Aqui naturalmente também se coloca a questão da função de exmplo. Cada professor/a é um exemplo para o grupo, e isto também vale para a pronúncia. Aí vale: quanto mais jovens os/as alunos/as, mais eles/elas se orientam pelo/a professor/a e imitam sua pronúncia. A alunos/as adolescentes ou mais velhos, o/a professor/a com um sotaque estrangeiro pode perfeitamente explicar que este sotaque existe, no que ele consiste, e que mesmo assim o/a professor/a tem condições de identificar e corrigir erros de pronúncia. E há oportunidades suficientes, com auxílio de mídias, de apresentar variantes padrão de pronúncia, discutindo-os com os/as alunos/as.

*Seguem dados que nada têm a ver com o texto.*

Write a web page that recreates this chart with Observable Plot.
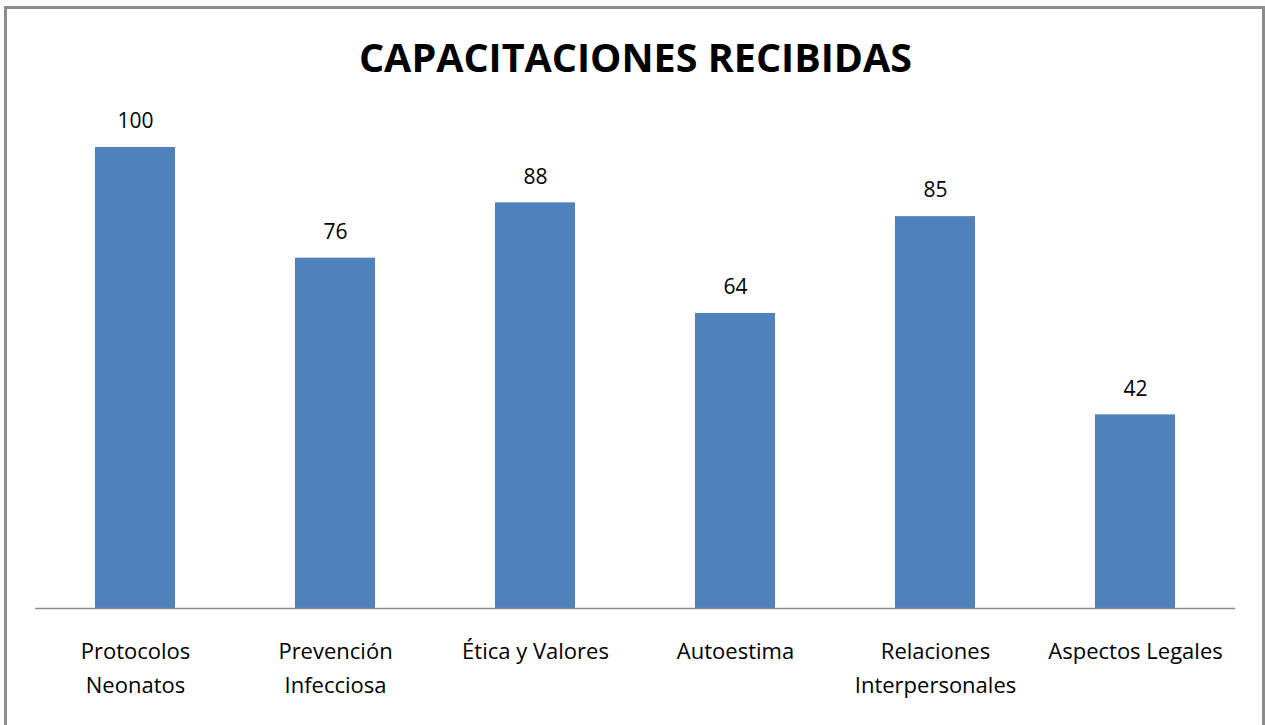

Também é uma vantagem do/a professor/a não-alemão o fato de trazer consigo suas próprias experiências na aquisição da pronúncia alemã, ou seja, ele/ela tem condições de ajudar os/as alunos/as por conhecer as dificuldades de aprendizagem por experiência própria.

Devido à crescente mobilidade e à migração para a Alemanha, há entre os/as professores/as de alemão que lecionam em instituições nos países de língua alemã, cada vez mais professores não nativos com grande competência de lecionar, bem como possuidores de uma rica experiência intercultural e de aprendizagem de língua. Isto opoderia fazer com que haja uma maior aceitação da diversidade linguística entre os professores de alemão.

Na minha opinião, a habilidade metodológica de ensinar pronúncia pesa mais do que um leve sotaque (ou também um sotaque regional).